There's been some very good films on TV recently and some of the best have had little hype or fanfare so it's even more enjoyable when they turn out to be real gems.
This is one.
Sing Street. An Irish musical. Funny- great songs- good story and acting throughout. If it's on again its worth seeing. Oh, and good coastal scenery in this as well which is another reason why I picked it.
Another great TV series Ireland has produced is Red Rock. Onto its third season now and the standard is still very high. Well worth catching from the start about two feuding families in a seaside town near Dublin. Great acting, great cast- fantastic believable storylines- easily as good as The  Bodyguard and Killing Eve but less well known.


Anabel Marsh said...

I’ve never even heard of that film, it does look good from the trailer. As I have probably said before, I don’t know the east coast that well and really should investigate more.

Linda W. said...

Love the wave action!

Carol said...

Always wondered about the name 'Prestonpans' - now I know - thanks. I always take boots AND socks off to paddle - unless the surface was a bit suspect or something?

Can you access North Berwick Law to go up it? it looks interestingly steep!

I'm exactly the same personality type as you when it comes to sociability (or perhaps lack of it). I only really talk to other outdoor folk or people I can readily find an interest in common with. Then I talk ten to the dozen. I can't be bothered if I don't have enough in common with someone to make smalltalk - too lazy.

blueskyscotland said...

Hi Anabel,
It's a good film and better than many over-hyped classics. I also liked Once and Begin Again by the same writer-director- basically the same plot but so skillfully done and reworked you don't mind that one bit and I'm not generally a modern musical film fan in any way.
You'd like Musselburgh, North Berwick, Dunbar, Portobello and Prestonpans as they have enough interest for good day trip outings. No 26 bus from road (York Place) outside Edinburgh bus station will take you to P.P and M. No 124 Princes Street to North Berwick

blueskyscotland said...

Hi Linda,
Yes, I like big waves and storms down the coast.

blueskyscotland said...

Hi Carol,
Saltcoats is another coastal town up here that made salt, usually controlled by a rich landowner, priests or monks as they needed plentiful coal reserves to make it worthwhile. A hot dirty job indoors under a rain roof filled with smoke and grime.
Think Prestonpans was originally Preist-toun pans as they founded it around the salt making.
Yep, you can go up that hill by a good path- great views from the summit.
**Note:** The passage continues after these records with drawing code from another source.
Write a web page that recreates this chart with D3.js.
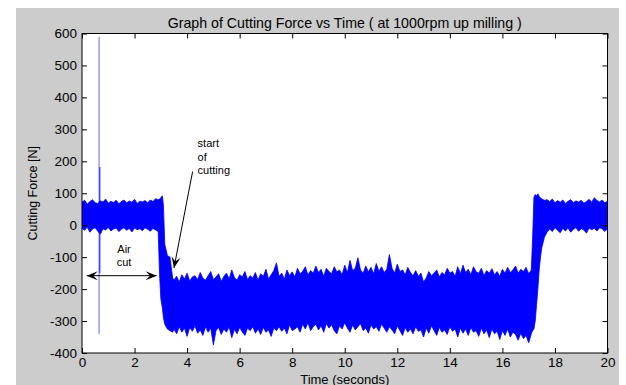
<!DOCTYPE html>
<html><head><meta charset="utf-8">
<script src="https://cdn.jsdelivr.net/npm/d3@7"></script>
<style>html,body{margin:0;padding:0;background:#fff}svg{display:block}text{font-family:"Liberation Sans",Arial,sans-serif}</style>
</head><body><svg id="c" width="626" height="385"></svg>
<script>
// ---- data (envelope of the noisy force signal) ----
const times = [
0,0.1,0.2,0.3,0.4,0.5,0.6,0.7,0.8,0.9,1.0,1.1,1.2,1.3,1.4,1.5,1.6,1.7,1.8,1.9,2.0,2.1,2.2,2.3,2.4,2.5,2.6,2.7,2.8,2.9,
2.95,3.0,3.06,3.1,3.15,3.25,3.35,3.45,
3.5,3.6,3.7,3.8,3.9,4.0,4.1,4.2,4.3,4.4,
4.5,4.6,4.7,4.8,4.9,5.0,5.1,5.2,5.3,5.4,
5.5,5.6,5.7,5.8,5.9,6.0,6.1,6.2,6.3,6.4,
6.5,6.6,6.7,6.8,6.9,7.0,7.1,7.2,7.3,7.4,
7.5,7.6,7.7,7.8,7.9,8.0,8.1,8.2,8.3,8.4,
8.5,8.6,8.7,8.8,8.9,9.0,9.1,9.2,9.3,9.4,
9.5,9.6,9.7,9.8,9.9,10.0,10.1,10.2,10.3,10.4,
10.5,10.6,10.7,10.8,10.9,11.0,11.1,11.2,11.3,11.4,
11.5,11.6,11.7,11.8,11.9,12.0,12.1,12.2,12.3,12.4,
12.5,12.6,12.7,12.8,12.9,13.0,13.1,13.2,13.3,13.4,
13.5,13.6,13.7,13.8,13.9,14.0,14.1,14.2,14.3,14.4,
14.5,14.6,14.7,14.8,14.9,15.0,15.1,15.2,15.3,15.4,
15.5,15.6,15.7,15.8,15.9,16.0,16.1,16.2,16.3,16.4,
16.5,16.6,16.7,16.8,16.9,17.0,17.1,
17.15,17.2,17.25,17.3,17.35,17.4,17.45,17.5,17.6,17.7,
17.8,17.9,18.0,18.1,18.2,18.3,18.4,18.5,18.6,18.7,18.8,18.9,19.0,19.1,19.2,19.3,19.4,19.5,19.6,19.7,19.8,19.9,20.0];
const upperForce = [
72,78,66,74,80,70,68,76,73,82,69,75,71,78,67,74,79,70,76,72,81,68,75,73,77,70,79,74,83,80,
82,86,92,60,-60,-95,-100,-165,
-172,-160,-178,-155,-168,-150,-175,-162,-158,-170,
-148,-166,-172,-158,-145,-170,-162,-152,-176,-160,
-150,-168,-140,-164,-172,-155,-162,-145,-170,-158,
-165,-148,-172,-152,-160,-138,-168,-155,-142,-118,
-160,-150,-168,-140,-158,-146,-162,-135,-152,-144,
-130,-156,-142,-150,-128,-148,-138,-160,-135,-145,
-152,-130,-146,-140,-155,-125,-148,-110,-142,-135,
-102,-140,-150,-128,-146,-132,-152,-120,-144,-130,
-148,-138,-92,-135,-150,-122,-145,-140,-155,-132,
-148,-158,-142,-160,-150,-178,-165,-145,-158,-150,
-140,-162,-148,-155,-135,-150,-145,-160,-130,-152,
-125,-148,-138,-155,-130,-146,-150,-135,-158,-142,
-150,-136,-155,-145,-160,-138,-150,-132,-148,-140,
-128,-150,-138,-145,-132,-152,-140,
-40,88,96,92,98,90,85,82,78,80,
74,82,70,77,72,79,68,75,80,71,76,73,78,69,74,81,72,86,77,73,79,70,75];
const lowerForce = [
-10,-16,-6,-22,-12,-8,-19,-28,-11,-15,-7,-18,-12,-9,-20,-13,-8,-16,-10,-21,-9,-14,-11,-17,-8,-13,-19,-10,-15,-20,
-150,-230,-260,-290,-310,-325,-330,-335,
-325,-340,-318,-335,-322,-348,-320,-332,-315,-338,
-328,-345,-318,-335,-322,-375,-330,-320,-342,-325,
-335,-318,-352,-326,-340,-320,-334,-345,-322,-330,
-318,-338,-325,-342,-320,-335,-328,-348,-322,-330,
-318,-332,-322,-340,-312,-330,-325,-318,-335,-310,
-325,-305,-330,-318,-310,-328,-315,-335,-308,-322,
-312,-330,-340,-315,-325,-305,-322,-335,-312,-328,
-318,-308,-330,-322,-338,-312,-325,-318,-332,-310,
-322,-335,-318,-328,-340,-315,-330,-345,-320,-335,
-325,-340,-318,-332,-328,-350,-322,-338,-315,-330,
-345,-320,-335,-328,-342,-318,-332,-325,-350,-322,
-338,-325,-345,-320,-335,-330,-348,-322,-340,-328,
-352,-325,-340,-332,-358,-330,-345,-325,-350,-335,
-342,-360,-338,-355,-345,-368,-340,
-330,-325,-300,-250,-200,-140,-100,-70,-38,-22,
-12,-20,-8,-16,-24,-10,-18,-9,-22,-13,-8,-19,-11,-15,-25,-9,-14,-10,-18,-8,-12,-20,-10];
const spikeTimes = [0.65, 0.68];
const spikeHigh = [590, 182];
const spikeLow = [-340, -150];
const xTicks = [0,2,4,6,8,10,12,14,16,18,20];
const yTicks = [-400,-300,-200,-100,0,100,200,300,400,500,600];
const titleText = "Graph of Cutting Force vs Time ( at 1000rpm up milling )";
const xLabel = "Time (seconds)";
const yLabel = "Cutting Force [N]";

const svg = d3.select("#c");
svg.append("rect").attr("x",16).attr("y",8).attr("width",603).attr("height",377).attr("fill","#cccccc");

const L=82, R=607.5, T=33.5, B=353;
const x = d3.scaleLinear().domain([0,20]).range([L,R]);
const y = d3.scaleLinear().domain([-400,600]).range([B,T]);

svg.append("rect").attr("x",L).attr("y",T).attr("width",R-L).attr("height",B-T).attr("fill","#fff");
svg.append("clipPath").attr("id","clip").append("rect").attr("x",L).attr("y",T).attr("width",R-L).attr("height",B-T);

const data = times.map((t,i)=>({t, u:upperForce[i], l:lowerForce[i]}));
const g = svg.append("g").attr("clip-path","url(#clip)");
g.append("path").datum(data)
  .attr("d", d3.area().x(d=>x(d.t)).y0(d=>y(d.l)).y1(d=>y(d.u)))
  .attr("fill","#0000ff").attr("stroke","#0000ff").attr("stroke-width",0.8);
g.selectAll("line.spike").data(spikeTimes.map((t,i)=>({t,h:spikeHigh[i],l:spikeLow[i]}))).join("line")
  .attr("class","spike")
  .attr("x1",d=>x(d.t)).attr("x2",d=>x(d.t)).attr("y1",d=>y(d.h)).attr("y2",d=>y(d.l))
  .attr("stroke","#0000ff").attr("stroke-width",1).attr("stroke-opacity",(d,i)=>i==0?0.6:0.9);

// axes
const fs = 13.5;
const fmt = d=>String(d);
const ax = (a)=>a.tickSizeInner(-5).tickSizeOuter(0);
const gx = svg.append("g").attr("transform",`translate(0,${B})`).call(ax(d3.axisBottom(x).tickValues(xTicks)).tickPadding(4).tickFormat(fmt));
const gxt = svg.append("g").attr("transform",`translate(0,${T})`).call(ax(d3.axisTop(x).tickValues(xTicks)).tickFormat(""));
const gy = svg.append("g").attr("transform",`translate(${L},0)`).call(ax(d3.axisLeft(y).tickValues(yTicks)).tickPadding(5).tickFormat(fmt));
const gyr = svg.append("g").attr("transform",`translate(${R},0)`).call(ax(d3.axisRight(y).tickValues(yTicks)).tickFormat(""));
[gx,gxt,gy,gyr].forEach(a=>{a.select(".domain").remove(); a.selectAll("line").attr("stroke","#000");
  a.selectAll("text").attr("font-size",fs).attr("font-family","Liberation Sans, Arial, sans-serif").attr("fill","#000");});
svg.append("rect").attr("x",L).attr("y",T).attr("width",R-L).attr("height",B-T).attr("fill","none").attr("stroke","#000").attr("stroke-width",1);

// labels
svg.append("text").attr("x",(L+R)/2).attr("y",27.5).attr("text-anchor","middle").attr("font-size",14.2).text(titleText);
svg.append("text").attr("x",(L+R)/2).attr("y",383.5).attr("text-anchor","middle").attr("font-size",13).text(xLabel);
svg.append("text").attr("transform",`translate(37,${(T+B)/2}) rotate(-90)`).attr("text-anchor","middle").attr("font-size",12.5).text(yLabel);

// annotations
function arrowHead(x1,y1,x2,y2,len,w){
  const a=Math.atan2(y2-y1,x2-x1), c=Math.cos(a), s=Math.sin(a);
  const bx=x2-len*c, by=y2-len*s, mx=x2-len*0.6*c, my=y2-len*0.6*s;
  return `M${x2},${y2}L${bx-w*s},${by+w*c}L${mx},${my}L${bx+w*s},${by-w*c}Z`;
}
const ann = svg.append("g");
const ay = y(-158), ax1 = x(0.18), ax2 = x(2.84);
ann.append("line").attr("x1",ax1).attr("x2",ax2).attr("y1",ay).attr("y2",ay).attr("stroke","#000");
ann.append("path").attr("d",arrowHead(ax2,ay,ax1,ay,11,4.5)).attr("fill","#000");
ann.append("path").attr("d",arrowHead(ax1,ay,ax2,ay,11,4.5)).attr("fill","#000");
ann.append("text").attr("x",x(1.6)).attr("y",y(-76)+4).attr("text-anchor","middle").attr("font-size",11).text("Air");
ann.append("text").attr("x",x(1.6)).attr("y",y(-114)+4).attr("text-anchor","middle").attr("font-size",11).text("cut");
const sx1=x(4.21), sy1=y(168), sx2=x(3.50), sy2=y(-134);
ann.append("line").attr("x1",sx1).attr("y1",sy1).attr("x2",sx2).attr("y2",sy2).attr("stroke","#000");
ann.append("path").attr("d",arrowHead(sx1,sy1,sx2,sy2,11,4.5)).attr("fill","#000");
["start","of","cutting"].forEach((s,i)=>ann.append("text").attr("x",x(4.40)).attr("y",147+i*13.7).attr("font-size",11).text(s));
</script></body></html>
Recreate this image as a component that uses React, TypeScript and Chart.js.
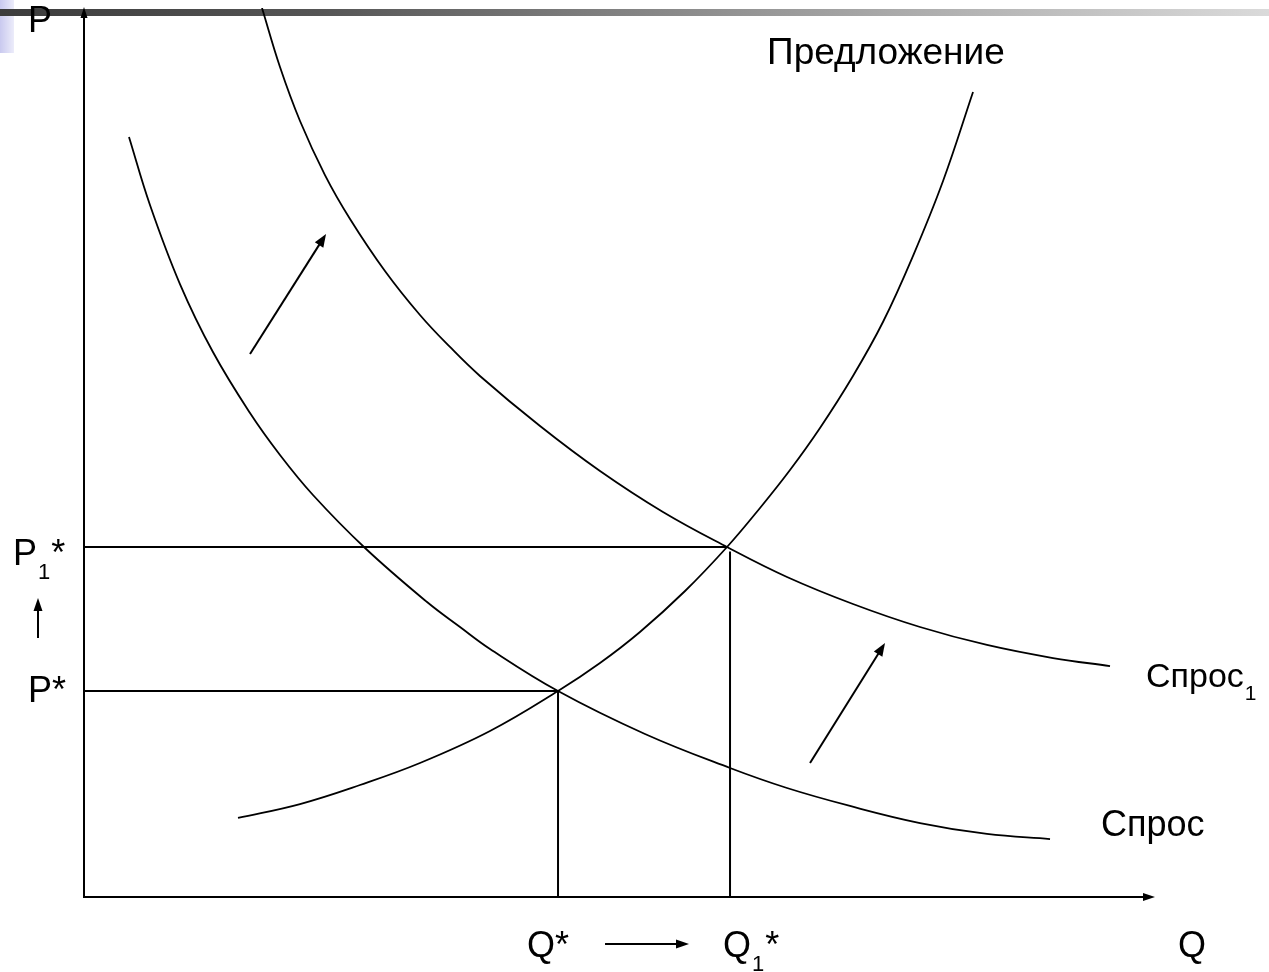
import React, { useEffect, useRef } from "react";
import { Chart, registerables } from "chart.js";

Chart.register(...registerables);

// ---- data (Q and P in arbitrary units, 0..100) ----
const supplyQ = [14.38, 20.17, 25.77, 31.37, 37.91, 44.26, 48.18, 51.91, 56.12, 60.04, 63.12, 65.92, 68.72, 71.8, 74.6, 77.4, 80.21, 83.01];
const supplyP = [8.89, 10.46, 12.6, 15.07, 18.67, 23.17, 26.32, 29.81, 34.42, 39.37, 43.76, 48.03, 52.76, 58.61, 64.68, 72.1, 80.54, 90.55];

const demandQ = [4.2, 6.16, 8.96, 12.04, 15.5, 18.3, 21.38, 26.24, 32.03, 35.11, 37.91, 44.26, 52.38, 60.32, 65.64, 71.52, 78.06, 84.31, 90.2];
const demandP = [85.49, 77.84, 68.95, 61.3, 54.44, 49.72, 45.22, 39.26, 33.18, 30.37, 27.9, 23.17, 18.34, 14.51, 12.26, 10.24, 8.32, 7.09, 6.52];

const demand1Q = [16.62, 18.3, 20.17, 22.5, 24.84, 28.1, 31.37, 34.17, 36.97, 42.58, 48.18, 54.06, 60.04, 65.64, 71.8, 78.06, 84.31, 90.48, 95.8];
const demand1P = [100.0, 93.36, 87.29, 81.21, 76.27, 70.42, 65.47, 61.87, 58.61, 52.98, 47.92, 43.31, 39.37, 36.0, 32.96, 30.37, 28.35, 26.88, 25.98];

// equilibrium before / after the demand shift
const equilibriumQ = [44.26, 60.04];
const equilibriumP = [23.17, 39.37];
const guideQ = [44.26, 60.32]; // vertical drop lines to the Q axis

// shift arrows (from -> to)
const shiftFromQ = [15.5, 67.79];
const shiftFromP = [61.08, 15.07];
const shiftToQ = [22.6, 74.79];
const shiftToP = [74.58, 28.57];

// text
const axisLabelP = "P";
const axisLabelQ = "Q";
const supplyLabel = "Предложение";
const demandLabel = "Спрос";
const demand1Label = "Спрос";
const subscriptOne = "1";
const star = "*";

const FONT = "'Liberation Sans', Arial, Helvetica, sans-serif";

function pts(xs: number[], ys: number[]) {
  return xs.map((x, i) => ({ x, y: ys[i] }));
}

function arrow(ctx: CanvasRenderingContext2D, x1: number, y1: number, x2: number, y2: number, len: number, half: number, lw: number) {
  const a = Math.atan2(y2 - y1, x2 - x1);
  const bx = x2 - len * Math.cos(a);
  const by = y2 - len * Math.sin(a);
  ctx.lineWidth = lw;
  ctx.beginPath();
  ctx.moveTo(x1, y1);
  ctx.lineTo(bx + Math.cos(a) * 1, by + Math.sin(a) * 1);
  ctx.stroke();
  ctx.beginPath();
  ctx.moveTo(x2, y2);
  ctx.lineTo(bx + half * Math.sin(a), by - half * Math.cos(a));
  ctx.lineTo(bx - half * Math.sin(a), by + half * Math.cos(a));
  ctx.closePath();
  ctx.fill();
}

function subText(ctx: CanvasRenderingContext2D, x: number, y: number, main: string, size: number, sub: string, tail: string) {
  ctx.font = `${size}px ${FONT}`;
  ctx.fillText(main, x, y);
  let cx = x + ctx.measureText(main).width;
  if (sub) {
    const ss = Math.round(size * 0.62);
    ctx.font = `${ss}px ${FONT}`;
    ctx.fillText(sub, cx + 1, y + Math.round(size * 0.38));
    cx += ctx.measureText(sub).width + 2;
  }
  if (tail) {
    ctx.font = `${size}px ${FONT}`;
    ctx.fillText(tail, cx, y);
  }
}

const decorPlugin = {
  id: "decor",
  beforeDraw(chart: any) {
    const ctx: CanvasRenderingContext2D = chart.ctx;
    const w = chart.width;
    ctx.save();
    const lg = ctx.createLinearGradient(0, 0, 14, 0);
    lg.addColorStop(0, "#c9c9ef");
    lg.addColorStop(1, "#ececfa");
    ctx.fillStyle = lg;
    ctx.fillRect(0, 0, 14, 53);
    const g = ctx.createLinearGradient(0, 0, w, 0);
    g.addColorStop(0, "#3c3c3c");
    g.addColorStop(0.25, "#555555");
    g.addColorStop(0.7, "#a9a9a9");
    g.addColorStop(1, "#dadada");
    ctx.fillStyle = g;
    ctx.fillRect(0, 9, w, 7);
    ctx.restore();
  },
  afterDraw(chart: any) {
    const ctx: CanvasRenderingContext2D = chart.ctx;
    const xs = chart.scales.x;
    const ys = chart.scales.y;
    const area = chart.chartArea;
    const X = (v: number) => xs.getPixelForValue(v);
    const Y = (v: number) => ys.getPixelForValue(v);
    ctx.save();
    ctx.strokeStyle = "#000";
    ctx.fillStyle = "#000";
    ctx.lineCap = "butt";

    const ox = X(0);
    const oy = Y(0);
    // axes
    arrow(ctx, ox, oy + 1, ox, area.top - 1, 11, 3.5, 2);
    arrow(ctx, ox - 1, oy, area.right, oy, 12, 4, 2);

    // shift arrows
    for (let i = 0; i < shiftFromQ.length; i++) {
      arrow(ctx, X(shiftFromQ[i]), Y(shiftFromP[i]), X(shiftToQ[i]), Y(shiftToP[i]), 13, 5, 2);
    }

    // P rise arrow and Q rise arrow (beside axis labels)
    const pArrowX = ox - 46;
    arrow(ctx, pArrowX, Y(equilibriumP[0]) - 53, pArrowX, Y(equilibriumP[0]) - 93, 13, 4.5, 2);

    const qArrowY = oy + 47;
    arrow(ctx, X(equilibriumQ[0]) + 47, qArrowY, X(equilibriumQ[0]) + 131, qArrowY, 13, 4.5, 2);

    // texts
    ctx.textBaseline = "alphabetic";
    ctx.textAlign = "left";
    const fs = 36;
    subText(ctx, ox - 56, area.top + 24, axisLabelP, fs, "", "");
    subText(ctx, ox - 56, Y(equilibriumP[0]) + 11, "P", fs, "", star);
    subText(ctx, ox - 71, Y(equilibriumP[1]) + 18, "P", fs, subscriptOne, star);
    subText(ctx, X(guideQ[0]) - 31, oy + 60, "Q", fs, "", star);
    subText(ctx, X(guideQ[1]) - 7, oy + 60, "Q", fs, subscriptOne, star);
    subText(ctx, area.right + 23, oy + 60, axisLabelQ, fs, "", "");

    const sLast = supplyQ.length - 1;
    subText(ctx, X(supplyQ[sLast]) - 206, Y(supplyP[sLast]) - 28, supplyLabel, 37, "", "");
    const dLast = demandQ.length - 1;
    subText(ctx, X(demandQ[dLast]) + 51, Y(demandP[dLast]) - 3, demandLabel, 36, "", "");
    const d1Last = demand1Q.length - 1;
    subText(ctx, X(demand1Q[d1Last]) + 36, Y(demand1P[d1Last]) + 21, demand1Label, 34, subscriptOne, "");
    ctx.restore();
  },
};

export default function App() {
  const ref = useRef<HTMLCanvasElement | null>(null);
  useEffect(() => {
    if (!ref.current) return;
    const curve = { borderColor: "#000", borderWidth: 1.8, pointRadius: 0, showLine: true, tension: 0.4, fill: false };
    const guide = { borderColor: "#000", borderWidth: 2, pointRadius: 0, showLine: true, tension: 0, fill: false };
    const chart = new Chart(ref.current, {
      type: "scatter",
      data: {
        datasets: [
          { label: supplyLabel, data: pts(supplyQ, supplyP), ...curve },
          { label: demandLabel, data: pts(demandQ, demandP), ...curve },
          { label: demand1Label + subscriptOne, data: pts(demand1Q, demand1P), ...curve },
          { label: "P*", data: [{ x: 0, y: equilibriumP[0] }, { x: equilibriumQ[0], y: equilibriumP[0] }], ...guide },
          { label: "Q*", data: [{ x: guideQ[0], y: equilibriumP[0] }, { x: guideQ[0], y: 0 }], ...guide },
          { label: "P1*", data: [{ x: 0, y: equilibriumP[1] }, { x: equilibriumQ[1], y: equilibriumP[1] }], ...guide },
          { label: "Q1*", data: [{ x: guideQ[1], y: equilibriumP[1] - 0.5 }, { x: guideQ[1], y: 0 }], ...guide },
        ],
      },
      options: {
        animation: false,
        responsive: false,
        maintainAspectRatio: false,
        devicePixelRatio: 1,
        layout: { padding: { left: 84, top: 8, right: 114, bottom: 75 } },
        plugins: { legend: { display: false }, tooltip: { enabled: false }, title: { display: false } },
        events: [],
        scales: {
          x: { type: "linear", min: 0, max: 100, display: false },
          y: { type: "linear", min: 0, max: 100, display: false },
        },
      },
      plugins: [decorPlugin],
    });
    return () => chart.destroy();
  }, []);
  return (
    <div style={{ position: "absolute", left: 0, top: 0, width: 1269, height: 972, background: "#fff" }}>
      <canvas ref={ref} width={1269} height={972} style={{ display: "block", width: 1269, height: 972 }} />
    </div>
  );
}
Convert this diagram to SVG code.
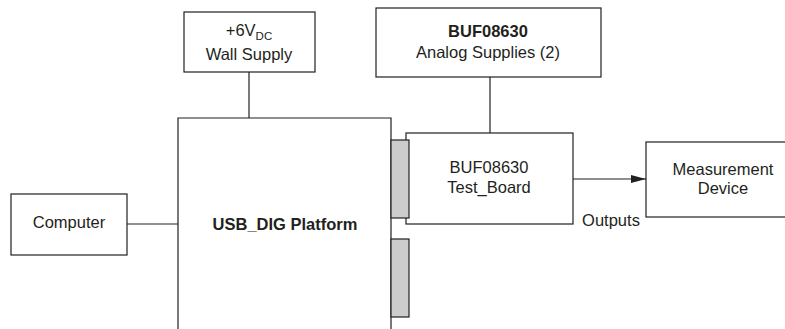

It's probably on the blog somewhere during the early days as I did it with my sister years ago.

Andy said...

A fine stretch of coast and I love those walkways that run right along the seafront especially when the waves wash over to make it more fun. I've done a couple of walks on that stretch and I've been out in my kayak at Yellow Craig near North Berwick

Rosemary said...

Love the way that you have caught those wonderful waves at Prestonpans, but managed to remain dry.
I am completely confused by this new world - iPhones are my personal bugbear too - I am confused by what the world is becoming and beginning to feel like an alien. One to one contact and conversation is meaningful, but texting on a screen, and sending selfies to communicate is something beyond my understanding.

blueskyscotland said...

Hi Andy,
Yes, it's a great stretch of coastline and sandy beaches. I know Yellow Craig well. Uri Geller bought the nearby offshore island of Lamb from a Brazilian around 2009 and as far as I know still owns it today, carrying on Scotland's long proud tradition that anyone, anywhere around the world can buy large chunks of it if they have sufficient money.
Lamb, weirdly enough is linked to King Arthur, an ancient Egyptian royal female and Irish Kings... according to Mr Geller anyway who wants to prove it by digging there apparently. It is a vital bird sanctuary though, with puffins in spring.

blueskyscotland said...

Cheers Rosemary,
I always enjoy big waves on a coastal walk as it adds extra sparkle.